ATF in the News · July 27, 2017

USA Today: White House and GOP leaders tout deal to cut taxes, but offer no details

Frank Clemente, executive director of the liberal group Americans for Tax Fairness, pointed to a 2018 budget resolution that passed the House Budget Committee with only Republican support that would have offset cut taxes with reductions to Social Security, Medicaid and Medicare.

The joint statement “revealed little about their true intentions, which is to craft a plan that will give massive tax breaks to millionaires and wealthy corporations at the expense of the middle class and working families,” Clemente said.

This article appeared in USA Today.


Herb Jackson wrote:

After three months of meetings, the White House and Republican congressional leaders said Thursday they were “confident that a shared vision for tax reform exists.” But they released almost no details about what that vision would look like.

“Discussions and negotiations will continue, details will continue to be worked out. But rest assured, we’re going to cut taxes — and we’re going to cut taxes this year,” Vice President Pence told a business group Thursday morning.

Later that day, Senate Majority Leader Mitch McConnell, House Speaker Paul Ryan, Senate Finance Chairman Orrin Hatch, House Ways and Means Chairman Kevin Brady, Treasury Secretary Steven Mnuchin and National Economic Council Director Gary Cohn issued a joint statement explaining the path forward.

The most significant revelation was hardly a surprise to anyone following the debate: The “border adjustment tax” — a corporate tax on imports — which House leaders were seeking to help domestic companies compete globally, is now considered dead.

But there was no explanation of how the Republicans plan to make up for the estimated $1 trillion that tax would have raised to offset lower rates. The joint statement did not even say whether the final plan would include the 15% corporate rate that President Trump sought in an April outline of “goals for tax reform,” or the 20% rate that was in a plan released last year by House Republicans.

And other than agreeing that “tax relief for American families should be at the heart of our plan,” there were no details about which families would get what.

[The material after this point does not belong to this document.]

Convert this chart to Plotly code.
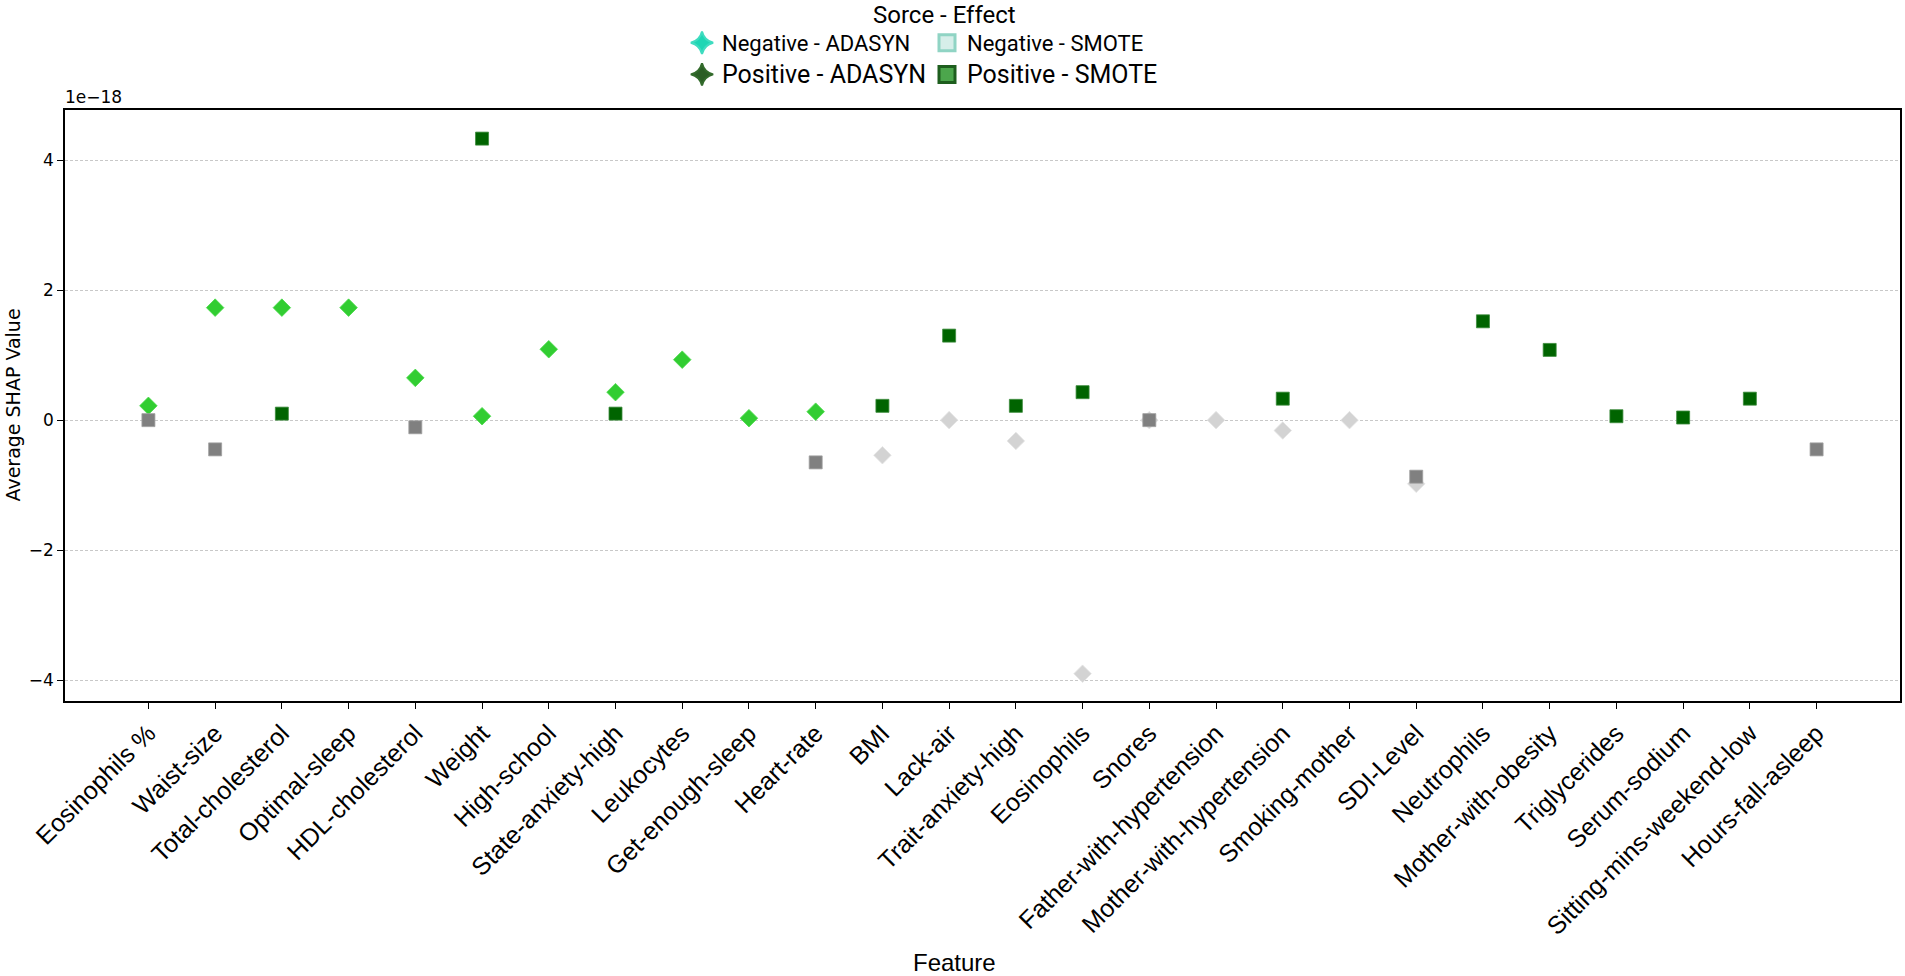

The 600-word statement included a commitment to make taxes “simpler, fairer and lower for hard-working American families,” but there was no mention of what the tax brackets or the income cut-offs for those brackets would be, or what deductions and exemptions would be eliminated to fund lower rates.

Brady, the House Ways and Means chairman, told reporters that he believed the statement was significant because it shows unity behind “bold principles” for tax reform and an “urgency to deliver it this year.”

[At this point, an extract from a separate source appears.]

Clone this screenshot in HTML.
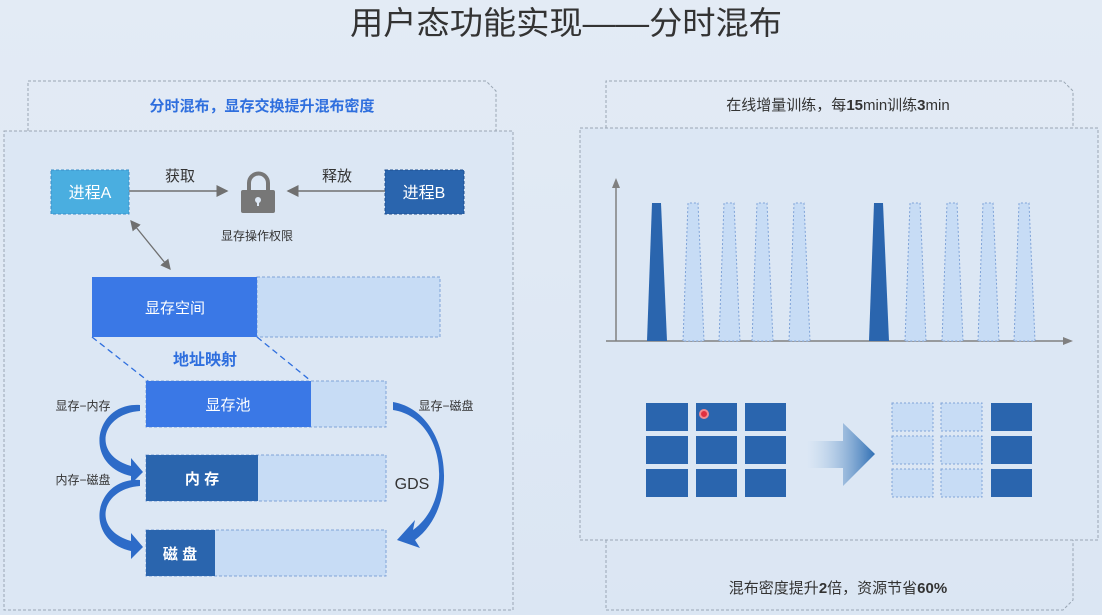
<!DOCTYPE html>
<html><head><meta charset="utf-8"><style>
html,body{margin:0;padding:0;background:#dfe8f3;}
svg{display:block;font-family:"Liberation Sans","Noto Sans CJK SC",sans-serif;}
</style></head><body>
<svg width="1102" height="615" viewBox="0 0 1102 615">
<defs>
<linearGradient id="bg" x1="0" y1="0" x2="0" y2="1"><stop offset="0" stop-color="#e3ebf5"/><stop offset="1" stop-color="#dbe6f3"/></linearGradient>
<linearGradient id="ar" x1="0" y1="0" x2="1" y2="0"><stop offset="0" stop-color="#dbe8f6" stop-opacity="0.3"/><stop offset="1" stop-color="#2f6fb4"/></linearGradient>
<marker id="m" markerWidth="8" markerHeight="8" refX="7" refY="4" orient="auto"><path d="M0,0 L8,4 L0,8 z" fill="#707070"/></marker>
<marker id="ms" markerWidth="8" markerHeight="8" refX="1" refY="4" orient="auto"><path d="M8,0 L0,4 L8,8 z" fill="#707070"/></marker>
</defs>
<rect width="1102" height="615" fill="url(#bg)"/>
<text x="566" y="34" text-anchor="middle" font-size="32" fill="#333" textLength="432" lengthAdjust="spacingAndGlyphs">用户态功能实现——分时混布</text>

<!-- left panel -->
<g fill="none" stroke="#9aa6b4" stroke-width="1" stroke-dasharray="3,2">
<path d="M28,131 V81 H486 L496,91 V131"/>
<rect x="4" y="131" width="509" height="479" fill="#dce7f4"/>
<path d="M606,128 V81 H1063 L1073,91 V128"/>
<rect x="580" y="128" width="518" height="412" fill="#dce7f4"/>
<path d="M606,540 V610 H1063 L1073,600 V540"/>
</g>
<text x="262" y="111" text-anchor="middle" font-size="15" font-weight="bold" fill="#2f6fde">分时混布，显存交换提升混布密度</text>
<text x="838" y="110" text-anchor="middle" font-size="15" fill="#333">在线增量训练，每<tspan font-weight="bold">15</tspan>min训练<tspan font-weight="bold">3</tspan>min</text>
<text x="838" y="593" text-anchor="middle" font-size="15" fill="#333">混布密度提升<tspan font-weight="bold">2</tspan>倍，资源节省<tspan font-weight="bold">60%</tspan></text>

<rect x="51" y="170" width="78" height="44" fill="#4aaee0" stroke="#3a8fc8" stroke-dasharray="3,2"/>
<text x="90" y="198" text-anchor="middle" font-size="16" fill="#fff">进程A</text>
<rect x="385" y="170" width="79" height="44" fill="#2a65ae" stroke="#1e4f90" stroke-dasharray="3,2"/>
<text x="424" y="198" text-anchor="middle" font-size="16" fill="#fff">进程B</text>
<line x1="129" y1="191" x2="227" y2="191" stroke="#707070" stroke-width="1.5" marker-end="url(#m)"/>
<line x1="385" y1="191" x2="288" y2="191" stroke="#707070" stroke-width="1.5" marker-end="url(#m)"/>
<text x="180" y="181" text-anchor="middle" font-size="15" fill="#333">获取</text>
<text x="337" y="181" text-anchor="middle" font-size="15" fill="#333">释放</text>
<path d="M249,191 V183 a9.5,9.5 0 0 1 19,0 V191" fill="none" stroke="#777" stroke-width="4"/>
<rect x="241" y="190" width="34" height="23" rx="2" fill="#777"/>
<circle cx="258" cy="200" r="3" fill="#dce7f4"/><rect x="257" y="200" width="2" height="6" fill="#dce7f4"/>
<text x="257" y="240" text-anchor="middle" font-size="12" fill="#333">显存操作权限</text>
<line x1="131" y1="221" x2="170" y2="269" stroke="#707070" stroke-width="1.3" marker-start="url(#ms)" marker-end="url(#m)"/>

<rect x="257" y="277" width="183" height="60" fill="#c7dcf5" stroke="#7fa3d8" stroke-dasharray="3,2"/>
<rect x="92" y="277" width="165" height="60" fill="#3a78e6"/>
<text x="175" y="313" text-anchor="middle" font-size="15" fill="#fff">显存空间</text>
<line x1="92" y1="337" x2="148" y2="381" stroke="#2f6fde" stroke-width="1.3" stroke-dasharray="6,4"/>
<line x1="257" y1="337" x2="311" y2="381" stroke="#2f6fde" stroke-width="1.3" stroke-dasharray="6,4"/>
<text x="205" y="365" text-anchor="middle" font-size="16" font-weight="bold" fill="#2f6fde">地址映射</text>

<rect x="146" y="381" width="240" height="46" fill="#c7dcf5" stroke="#7fa3d8" stroke-dasharray="3,2"/>
<rect x="146" y="381" width="165" height="46" fill="#3a78e6"/>
<text x="228" y="410" text-anchor="middle" font-size="15" fill="#fff">显存池</text>
<rect x="146" y="455" width="240" height="46" fill="#c7dcf5" stroke="#7fa3d8" stroke-dasharray="3,2"/>
<rect x="146" y="455" width="112" height="46" fill="#2a65ae"/>
<text x="202" y="484" text-anchor="middle" font-size="15" fill="#fff" font-weight="bold">内 存</text>
<rect x="146" y="530" width="240" height="46" fill="#c7dcf5" stroke="#7fa3d8" stroke-dasharray="3,2"/>
<rect x="146" y="530" width="69" height="46" fill="#2a65ae"/>
<text x="180" y="559" text-anchor="middle" font-size="15" fill="#fff" font-weight="bold">磁 盘</text>

<text x="83" y="410" text-anchor="middle" font-size="12" fill="#333">显存−内存</text>
<text x="83" y="484" text-anchor="middle" font-size="12" fill="#333">内存−磁盘</text>
<text x="446" y="410" text-anchor="middle" font-size="12" fill="#333">显存−磁盘</text>
<text x="412" y="489" text-anchor="middle" font-size="16" fill="#333">GDS</text>

<g fill="#2d6bc8">
<path d="M140,411 C100,414 92,455 131,466 L131,458 L143,472 L131,484 L131,476 C82,465 94,402 140,405 z"/>
<path d="M140,486 C100,489 92,530 131,541 L131,533 L143,547 L131,559 L131,551 C82,540 94,477 140,480 z"/>
<path d="M393,410 C445,418 455,500 413,530 L415,520 L397,540 L420,548 L415,540 C462,505 450,412 393,402 z"/>
</g>

<!-- chart -->
<line x1="616" y1="341" x2="616" y2="186" stroke="#808080" stroke-width="1.5"/>
<path d="M612,188 L616,178 L620,188 z" fill="#808080"/>
<line x1="606" y1="341" x2="1065" y2="341" stroke="#808080" stroke-width="1.5"/>
<path d="M1063,337 L1073,341 L1063,345 z" fill="#808080"/>
<g>
<path d="M647,341 L652,203 H661 L667,341 z" fill="#2a65ae"/>
<path d="M869,341 L874,203 H883 L889,341 z" fill="#2a65ae"/>
<g fill="#c7dcf5" stroke="#7fa3d8" stroke-dasharray="2,2" stroke-width="1">
<path d="M683,341 L688,203 H698 L704,341 z"/>
<path d="M719,341 L724,203 H734 L740,341 z"/>
<path d="M752,341 L757,203 H767 L773,341 z"/>
<path d="M789,341 L794,203 H804 L810,341 z"/>
<path d="M905,341 L910,203 H920 L926,341 z"/>
<path d="M942,341 L947,203 H957 L963,341 z"/>
<path d="M978,341 L983,203 H993 L999,341 z"/>
<path d="M1014,341 L1019,203 H1029 L1035,341 z"/>
</g>
</g>

<!-- grids -->
<g fill="#2a65ae">
<rect x="646" y="403" width="42" height="28"/><rect x="696" y="403" width="41" height="28"/><rect x="745" y="403" width="41" height="28"/>
<rect x="646" y="436" width="42" height="28"/><rect x="696" y="436" width="41" height="28"/><rect x="745" y="436" width="41" height="28"/>
<rect x="646" y="469" width="42" height="28"/><rect x="696" y="469" width="41" height="28"/><rect x="745" y="469" width="41" height="28"/>
<rect x="991" y="403" width="41" height="28"/><rect x="991" y="436" width="41" height="28"/><rect x="991" y="469" width="41" height="28"/>
</g>
<circle cx="704" cy="414" r="4" fill="#e03040" stroke="#f08a90" stroke-width="2"/>
<g fill="#c7dcf5" stroke="#7fa3d8" stroke-dasharray="2,2">
<rect x="892" y="403" width="41" height="28"/><rect x="941" y="403" width="41" height="28"/>
<rect x="892" y="436" width="41" height="28"/><rect x="941" y="436" width="41" height="28"/>
<rect x="892" y="469" width="41" height="28"/><rect x="941" y="469" width="41" height="28"/>
</g>
<path d="M807,441 H843 V423 L875,454 L843,486 V468 H807 z" fill="url(#ar)"/>
</svg>
</body></html>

Yet how much of the tax cuts are “paid for” – offset by increases to other taxes, or elimination of deductions or credits – remains unclear.

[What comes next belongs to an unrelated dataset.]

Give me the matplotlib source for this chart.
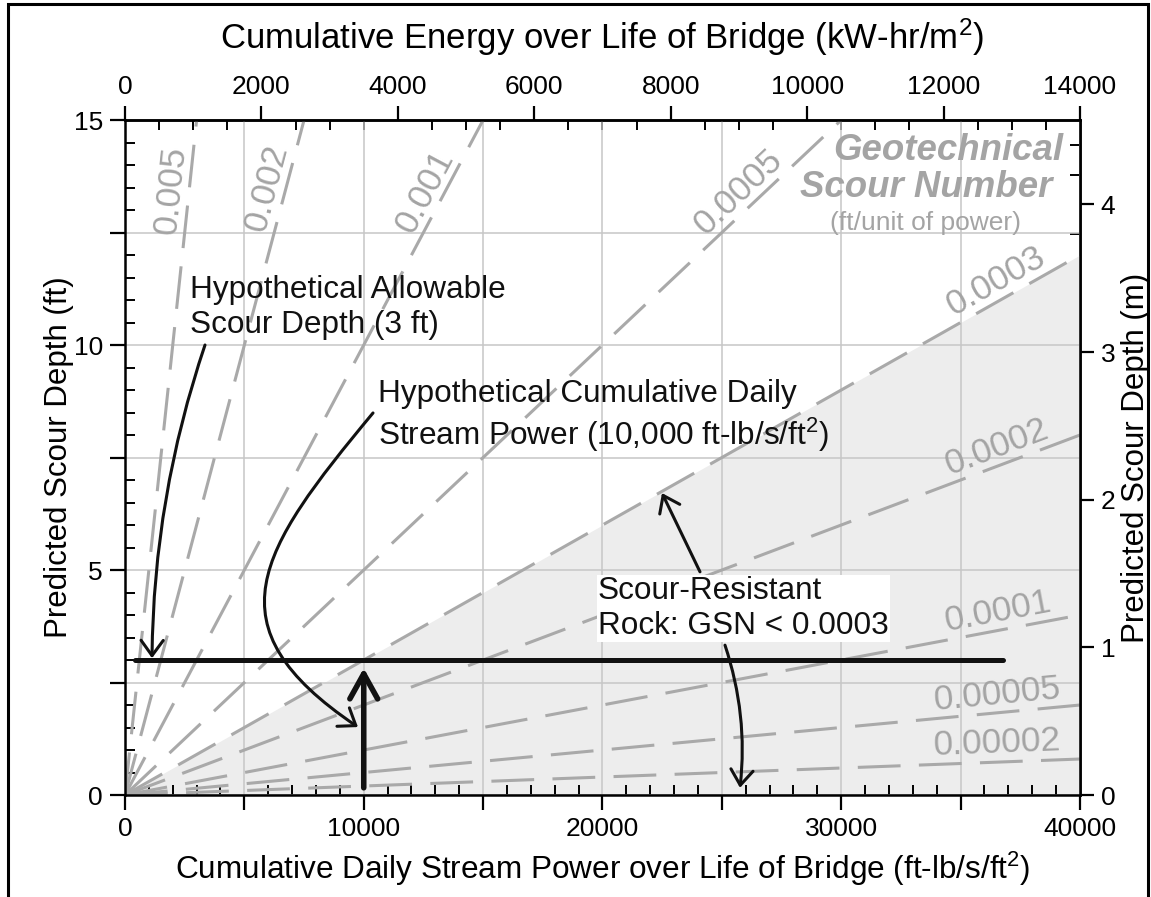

That’s important. Cuts that are not offset have to sunset after 10 years under congressional budget rules. Business groups have said such temporary cuts would provide less of an economic boost because companies would want reliability before making investments.

The joint statement said “permanence” is a goal, but not a requirement.

Brady was one of the strongest advocates for border adjustment, and said Thursday he still believes it’s the best way to level the playing field between importers and exporters and stop the trend of companies incorporate overseas to avoid paying U.S. taxes.

“But in order for us to unify, it was important to set it aside, for now,” he said.

The National Retail Federation mounted a $5 million campaign against the border tax, including television ads aimed at Republican members of the Ways and Means Committee in their home states.

“By removing this costly element of reform, the way has been cleared for swift action on a middle-class tax cut that will put more money in the wallets of the American taxpayer,” the federation’s president said.

Other anti-tax groups, including the Club for Growth and Americans for Prosperity, made similar comments, pledging to work toward progress instead of battling against the border tax.

The U.S. Chamber of Commerce also applauded the announcement, saying it “bolsters our confidence that tax reform can be enacted this year.”

So far, Republicans have been working to devise a plan on their own, while Democrats repeatedly say the last time comprehensive reform happened, in 1986, it was bipartisan.

“Today’s threadbare joint statement shows Republicans continuing to flounder instead of inviting bipartisan progress on real tax reform for hard-working Americans,” said House Minority Leader Nancy Pelosi, D-Calif.

Frank Clemente, executive director of the liberal group Americans for Tax Fairness, pointed to a 2018 budget resolution that passed the House Budget Committee with only Republican support that would have offset tax cuts with reductions to Social Security, Medicaid and Medicare.

The joint statement “revealed little about their true intentions, which is to craft a plan that will give massive tax breaks to millionaires and wealthy corporations at the expense of the middle class and working families,” Clemente said.